Wednesday, 29 January 2014

Yahoo - thinking it through

Yahoo divides opinion.  As it happens I am still a big user of their portal page and find it easy to navigate and find plenty of different content.  Additionally I note efforts to improve this.  Others disagree and some (link here) even think that the core US business cannot be saved.  And then there are the significant minority interests in Asia. 

The shares have performed well over the last year, but there are some fairly clear differentiations in the underlying performance. 


To get a feel for this, first take a look at the key financial metrics.  Falling revenue, ebitda and operating income...but look at the 'earnings in equity interests' line.  As noted above, there are some clear business differentiations here. 

Let's look at the core business.  With Google a key statistic is the net growth of paid clicks.  Yes, prices again are falling (a trend we have also seen at Google) but it is the net rise that matters.  In Q4 this was 14%.  That reflects poorly against the average of the previous three quarters statistics of 13%, 16% and 17%, but is not a disaster.  The paid clicks business is still fine.


The same cannot be said though of the display business - and here is the differentiation with Google.  The net number here at -4% is the best for a year but nothing to really shout about.  2013 has been a difficult year in this regard - far harder than 2012.  This is the basis of much of the above-mentioned criticisms. 

As noted above, the equity interest line was strong, although the profit translation from Yahoo Japan was impacted by the weaker Yen.  The rise in the share price more than made up for that though.


Here comes the difficult valuation aspect of Yahoo.  The company usefully provides a valuation of the above two stakes in the numbers BUT this is necessarily subject to lots of change and evolution.  Are either of these a realisable sale price...and what about the various Alibaba valuations floating around the internet of up to US$125bn (and hence Yahoo's stake at US$30bn)?  And then there is tax to worry about...


Given all the above, I don't think a combined valuation near US$30bn is not too bad an estimate.  With a Yahoo EV of US$36bn that puts the core business on a x10 ebit valuation. 
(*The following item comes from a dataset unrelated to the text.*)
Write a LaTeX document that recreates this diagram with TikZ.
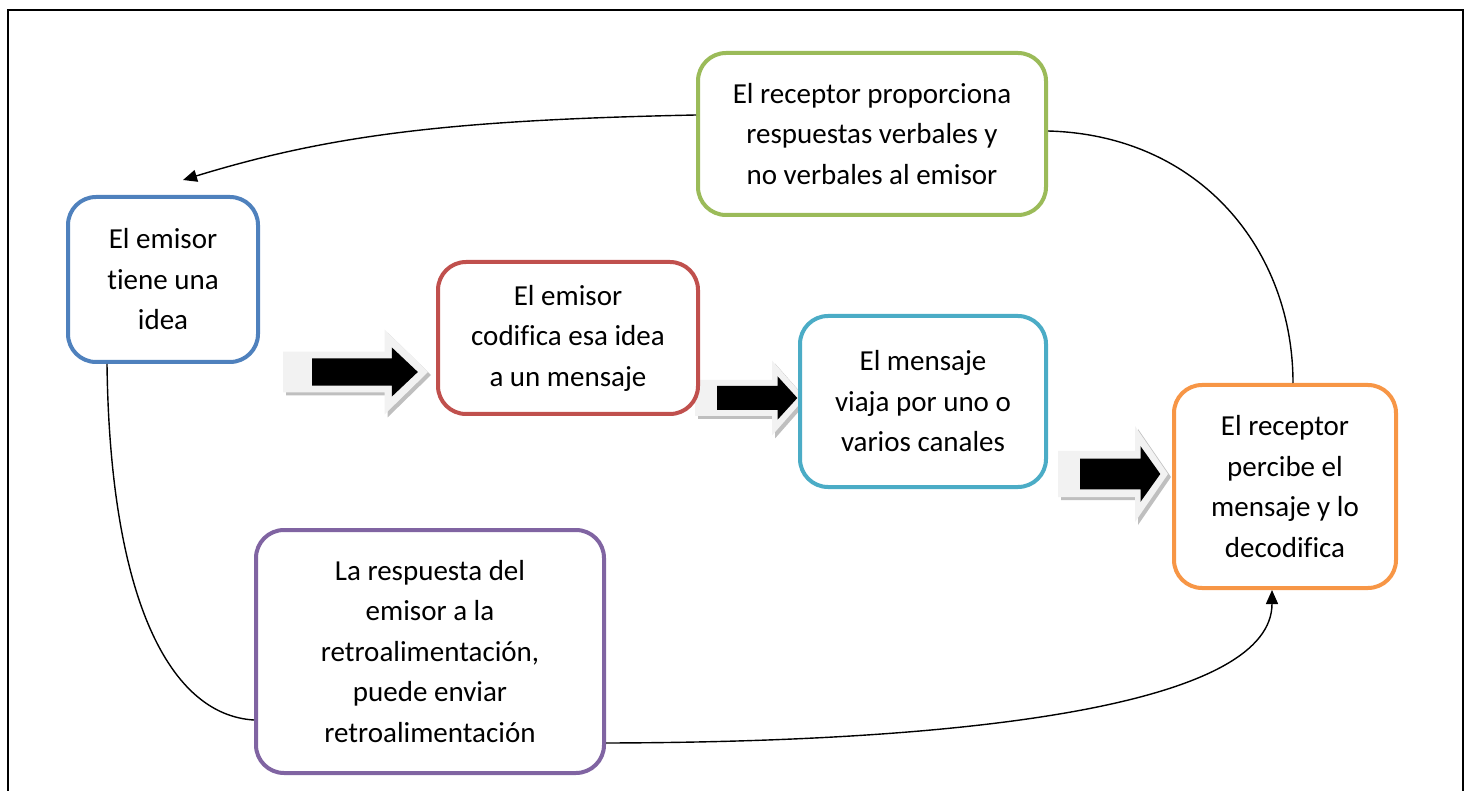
\documentclass[tikz,border=0pt]{standalone}
\usepackage{fontspec}
\setmainfont[Ligatures=NoCommon]{Carlito}
\usetikzlibrary{arrows.meta}
\definecolor{cblue}{HTML}{4F81BD}
\definecolor{cred}{HTML}{C0504D}
\definecolor{cgreen}{HTML}{9BBB59}
\definecolor{cpurple}{HTML}{8064A2}
\definecolor{caqua}{HTML}{4BACC6}
\definecolor{corange}{HTML}{F79646}
\definecolor{arrowface}{HTML}{F2F2F2}
\definecolor{arrowshadow}{HTML}{BFBFBF}
\tikzset{
  box/.style={draw, line width=4pt, rounded corners=28pt, fill=white, align=center,
    inner sep=0pt, font=\fontsize{29}{40.5}\selectfont},
  link/.style={line width=1.4pt, draw=black},
  tipped/.style={-{Triangle[length=14pt,width=12pt]}}
}
\newcommand{\blockarrow}[4]{%
  \foreach \dx/\col in {3/arrowshadow,0/arrowface}{%
    \fill[\col, shift={(#1+\dx,#2+\dx)}, xscale=#3, yscale=#4]
      (0,-0.24) -- (0.70,-0.24) -- (0.70,-0.5) -- (1,0) -- (0.70,0.5) -- (0.70,0.24) -- (0,0.24) -- cycle;}
  \fill[black, shift={(#1,#2)}, xscale=#3, yscale=#4]
    (0.2,-0.16) -- (0.75,-0.16) -- (0.75,-0.29) -- (0.93,0) -- (0.75,0.29) -- (0.75,0.16) -- (0.2,0.16) -- cycle;
}
\begin{document}
\begin{tikzpicture}[x=1pt,y=-1pt]
\useasboundingbox (0,0) rectangle (1465,791);
\draw[line width=2pt] (8,800) -- (8,10) -- (1463,10) -- (1463,800);

\blockarrow{283}{372}{145}{85}
\blockarrow{695}{398}{110}{75}
\blockarrow{1058}{474}{110}{96}

\node[box, draw=cblue, minimum width=190pt, minimum height=165pt] (idea) at (163,279.5) {El emisor\\tiene una\\idea};
\node[box, draw=cred, minimum width=260pt, minimum height=152pt] (cod) at (568,338) {El emisor\\codifica esa idea\\a un mensaje};
\node[box, draw=caqua, minimum width=246pt, minimum height=171pt] (canal) at (923,401.5) {El mensaje\\viaja por uno o\\varios canales};
\node[box, draw=corange, minimum width=222pt, minimum height=203pt] (rec) at (1285,486.5) {El receptor\\percibe el\\mensaje y lo\\decodifica};
\node[box, draw=cgreen, minimum width=348pt, minimum height=162pt] (fb) at (872,134) {El receptor proporciona\\respuestas verbales y\\no verbales al emisor};
\node[box, draw=cpurple, minimum width=348pt, minimum height=243pt] (resp) at (430,651.5) {La respuesta del\\emisor a la\\retroalimentación,\\puede enviar\\retroalimentación};

\coordinate (fbtip) at (183,180);
\draw[link, tipped] ([yshift=19pt]fb.west) .. controls (450,120) and (330,135) .. (fbtip);
\draw[link] ([yshift=3pt]fb.east) .. controls (1200,135) and (1293,250) .. ([xshift=8pt]rec.north);
\draw[link] ([xshift=-56pt]idea.south) .. controls (110,600) and (170,715) .. ([yshift=-68.5pt]resp.west);
\draw[link, tipped] ([yshift=-91.5pt]resp.east) .. controls (1000,742) and (1272,700) .. ([xshift=-13pt]rec.south);
\end{tikzpicture}
\end{document}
And that's the valuation debate across all of Yahoo.  Will spending any more of the US$2bn cash pile add value or not and how successful will the content push be?  What is the realisable value of the Asian investment?

The big downside for Yahoo is not continued tough trading in the US - although clearly this will not help.  The big downside is in Asia/Chinese internet related valuations.  That is what has the scope to drive the share sub US$30.  Good job then that China remains the biggest online growth market out there...

Bringing it all together - and from a zero position today - I am looking to start building below US$35 and then augment at US$32.5 and US$30.